>>>>

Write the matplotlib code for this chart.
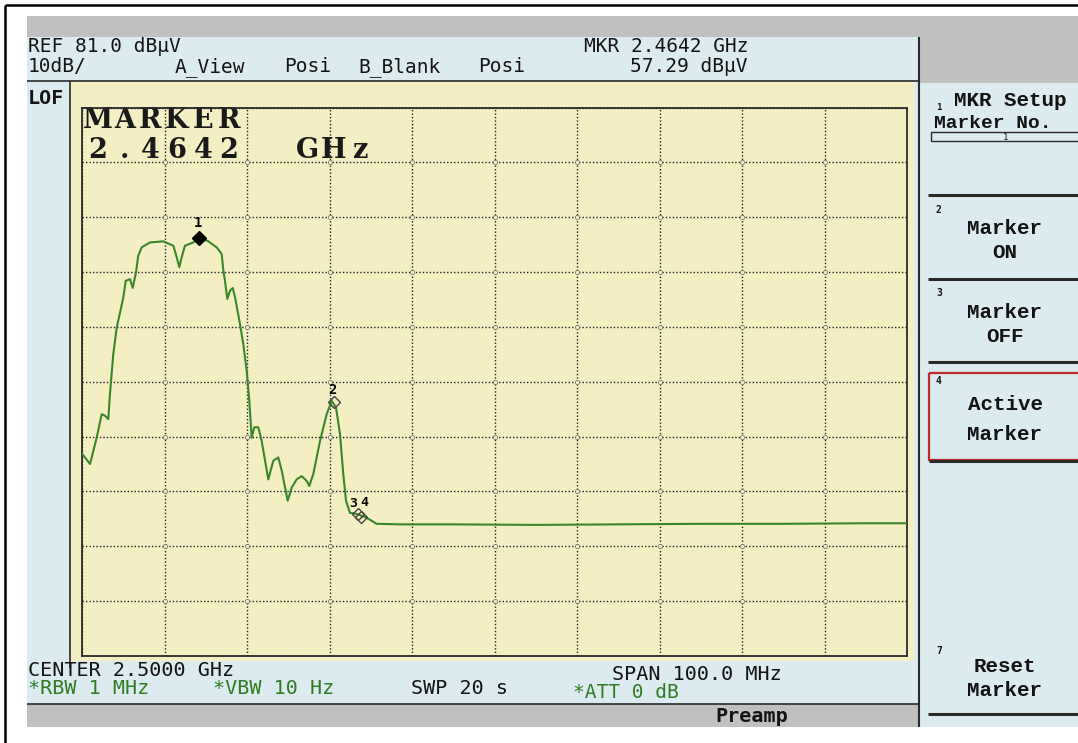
import matplotlib
matplotlib.use("Agg")
from matplotlib import pyplot as plt
from matplotlib.patches import Rectangle
import numpy as np

# Trace: frequency (MHz) and level (dBuV)
freq_mhz = [2450.0, 2450.97, 2451.78, 2452.39, 2452.79, 2453.19, 2453.39, 2453.79,
            2454.21, 2454.61, 2455.01, 2455.30, 2455.82, 2456.15, 2456.55, 2456.82,
            2457.24, 2458.24, 2459.85, 2461.07, 2461.48, 2461.79, 2462.08, 2462.48,
            2463.49, 2464.2, 2465.31, 2466.33, 2466.93, 2467.13, 2467.33, 2467.61,
            2467.94, 2468.27, 2468.55, 2469.15, 2469.55, 2469.96, 2470.28, 2470.57,
            2470.88, 2471.37, 2471.78, 2472.58, 2473.19, 2473.79, 2474.21, 2474.93,
            2475.42, 2476.02, 2476.63, 2477.24, 2477.55, 2478.04, 2478.85, 2479.66,
            2480.27, 2480.79, 2481.27, 2481.67, 2482.00, 2482.48, 2483.30, 2484.51,
            2485.72, 2488.55, 2495.0, 2505.0, 2515.0, 2525.0, 2535.0, 2545.0,
            2550.0]
level_dbuv = [17.9, 16.0, 20.8, 25.1, 24.8, 24.2, 28.8, 36.0,
              40.9, 43.6, 46.4, 49.4, 49.7, 48.1, 51.0, 54.0,
              55.5, 56.4, 56.6, 55.8, 53.7, 51.9, 53.7, 55.8,
              56.4, 57.29, 56.6, 55.5, 54.3, 51.3, 49.4, 46.1,
              47.6, 48.1, 46.4, 41.5, 37.9, 33.0, 27.5, 20.8,
              22.7, 22.7, 20.2, 13.2, 16.6, 17.2, 14.8, 9.3,
              11.7, 13.2, 13.8, 12.9, 12.0, 14.2, 20.2, 25.1,
              27.5, 26.3, 21.5, 14.2, 9.3, 7.1, 6.9, 6.2,
              5.1, 5.0, 5.0, 4.9, 5.0, 5.1, 5.1, 5.2,
              5.2]

mkr_labels = ["1", "2", "3", "4"]
mkr_freq = [2464.2, 2480.6, 2483.4, 2483.8]
mkr_level = [57.29, 27.3, 6.8, 6.3]

ref_level = 81.0
db_per_div = 10.0
center_mhz = 2500.0
span_mhz = 100.0

W, H = 1078, 743
fig = plt.figure(figsize=(W / 100, H / 100), dpi=100)
fig.patch.set_facecolor("white")

# background axes in pixel coordinates for the instrument screen
bg = fig.add_axes([0, 0, 1, 1])
bg.set_xlim(0, W)
bg.set_ylim(H, 0)
bg.axis("off")

blue = "#dcebef"
gray = "#c0c0c0"
yellow = "#f3efc3"
dark = "#2a2a2a"
green = "#2f7d22"

def box(x0, y0, x1, y1, fc, ec="none", lw=0):
    bg.add_patch(Rectangle((x0, y0), x1 - x0, y1 - y0, facecolor=fc,
                           edgecolor=ec, linewidth=lw))

def hline(y, x0, x1, lw=1.2, c=dark):
    bg.plot([x0, x1], [y, y], color=c, lw=lw, solid_capstyle="butt")

def vline(x, y0, y1, lw=1.2, c=dark):
    bg.plot([x, x], [y0, y1], color=c, lw=lw, solid_capstyle="butt")

# outer frame
vline(5, 5, 743, lw=1.8, c="black")
hline(5, 5, 1078, lw=1.8, c="black")

# screen panels
box(27, 16, W, 37, gray)
box(27, 37, W, 727, blue)
box(919, 37, W, 83, gray)
box(27, 704, 919, 727, gray)
box(70, 81, 914, 661, yellow)
hline(81, 27, 919)
vline(70, 81, 668)
vline(919, 37, 727, lw=1.5)
hline(704, 27, 919)

mono = "DejaVu Sans Mono"
fs = 14.5

def txt(x, y, s, c="#141414", size=fs, weight="normal", ha="left", fam=mono):
    bg.text(x, y, s, color=c, fontsize=size, fontweight=weight, ha=ha,
            va="center", family=fam, zorder=6)

# header
hs = 14
txt(28, 47, "REF 81.0 dBμV", size=hs)
txt(28, 67, "10dB/", size=hs)
txt(175, 67, "A_View", size=hs)
txt(284, 67, "Posi", size=hs)
txt(358, 67, "B_Blank", size=hs)
txt(478, 67, "Posi", size=hs)
txt(748, 47, "MKR 2.4642 GHz", ha="right", size=hs)
txt(748, 67, "57.29 dBμV", ha="right", size=hs)
txt(28, 99, "LOF", weight="bold")

# footer
txt(28, 671, "CENTER 2.5000 GHz")
txt(28, 688, "*RBW 1 MHz", c=green)
txt(213, 688, "*VBW 10 Hz", c=green)
txt(411, 688, "SWP 20 s")
txt(612, 674, "SPAN 100.0 MHz")
txt(573, 693, "*ATT 0 dB", c=green, size=14)
txt(752, 716, "Preamp", weight="bold", ha="center")

# soft-key menu
mb = "Liberation Mono"
txt(1010, 100, "MKR Setup", weight="bold", ha="center", fam=mb, size=15)
txt(936, 108, "1", size=6.5, weight="bold")
txt(934, 123, "Marker No.", weight="bold", size=14, fam=mb)
box(931, 132, W + 2, 141, "none", ec=dark, lw=1.0)
txt(1003, 137, "1", size=6.5)
hline(195, 928, W, lw=2.2)
txt(936, 210, "2", size=7, weight="bold")
txt(1005, 228, "Marker", weight="bold", ha="center", fam=mb, size=15)
txt(1005, 252, "ON", weight="bold", ha="center", fam=mb, size=15)
hline(279, 928, W, lw=2.2)
txt(936, 293, "3", size=7, weight="bold")
txt(1005, 313, "Marker", weight="bold", ha="center", fam=mb, size=15)
txt(1005, 337, "OFF", weight="bold", ha="center", fam=mb, size=15)
hline(362, 928, W, lw=2.2)
box(929, 373, W + 2, 460, "none", ec="#c0282a", lw=1.6)
hline(461, 929, W, lw=2.2)
txt(936, 381, "4", size=7, weight="bold")
txt(1005, 404, "Active", weight="bold", ha="center", fam=mb, size=15)
txt(1005, 434, "Marker", weight="bold", ha="center", fam=mb, size=15)
txt(936, 651, "7", size=7, weight="bold")
txt(1005, 667, "Reset", weight="bold", ha="center", fam=mb, size=15)
txt(1005, 691, "Marker", weight="bold", ha="center", fam=mb, size=15)
hline(714, 928, W, lw=2.2)

# trace axes placed on the graticule
gx0, gy0, gx1, gy1 = 82, 107.5, 907, 656
ax = fig.add_axes([gx0 / W, 1 - gy1 / H, (gx1 - gx0) / W, (gy1 - gy0) / H])
ax.set_facecolor("none")
fmin, fmax = center_mhz - span_mhz / 2, center_mhz + span_mhz / 2
lmin = ref_level - 10 * db_per_div
ax.set_xlim(fmin, fmax)
ax.set_ylim(lmin, ref_level)
xt = np.linspace(fmin, fmax, 11)
yt = np.linspace(lmin, ref_level, 11)
ax.set_xticks(xt)
ax.set_yticks(yt)
ax.tick_params(length=0, labelbottom=False, labelleft=False)
ax.grid(True, color="#222222", linestyle=(0, (1, 1.5)), linewidth=1.0)
for s in ax.spines.values():
    s.set_color(dark)
    s.set_linewidth(1.3)

# little rings where the graticule lines cross
gxx, gyy = np.meshgrid(xt[1:-1], yt[1:-1])
ax.plot(gxx.ravel(), gyy.ravel(), ls="none", marker="o", ms=3.0, mfc=yellow,
        mec="#666666", mew=0.5, zorder=2)

ax.plot(freq_mhz, level_dbuv, color="#3b862a", lw=1.5, zorder=3)

# markers
ax.plot(mkr_freq[0], mkr_level[0], marker="D", ms=7, color="black", zorder=4)
ax.plot(mkr_freq[1:], mkr_level[1:], ls="none", marker="D", ms=6, mfc="none",
        mec="#444444", mew=1.0, zorder=4)
ax.text(mkr_freq[0] - 0.15, mkr_level[0] + 1.4, mkr_labels[0], ha="center", va="bottom",
        fontsize=10, fontweight="bold", family=mono)
ax.text(mkr_freq[1] - 0.2, mkr_level[1] + 1.0, mkr_labels[1], ha="center", va="bottom",
        fontsize=10, fontweight="bold", family=mono)
ax.text(mkr_freq[2] - 0.5, mkr_level[2] + 0.9, mkr_labels[2], ha="center", va="bottom",
        fontsize=9.5, fontweight="bold", family=mono)
ax.text(mkr_freq[3] + 0.4, mkr_level[3] + 1.5, mkr_labels[3], ha="center", va="bottom",
        fontsize=9.5, fontweight="bold", family=mono)

# marker readout on the graticule, drawn on the instrument's fixed character pitch
pitch = 26.2
for line, yc in [("MARKER", 121), ("2.4642  GHz", 151)]:
    for i, ch in enumerate(line):
        if ch != " ":
            bg.text(85 + pitch * (i + 0.5), yc, ch, ha="center", va="center",
                    fontsize=19.5, fontweight="bold", family="DejaVu Serif",
                    color="#1a1a1a", zorder=5)

fig.savefig("out.png", dpi=100)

<<<<

● GIVEN PROBLEM: Without the pictures, please reproduce each line of the listing above exactly, from the first one through the line bearing "import numpy as np".

● FINAL ANSWER:
Write the matplotlib code for this chart.
import matplotlib
matplotlib.use("Agg")
from matplotlib import pyplot as plt
from matplotlib.patches import Rectangle
import numpy as np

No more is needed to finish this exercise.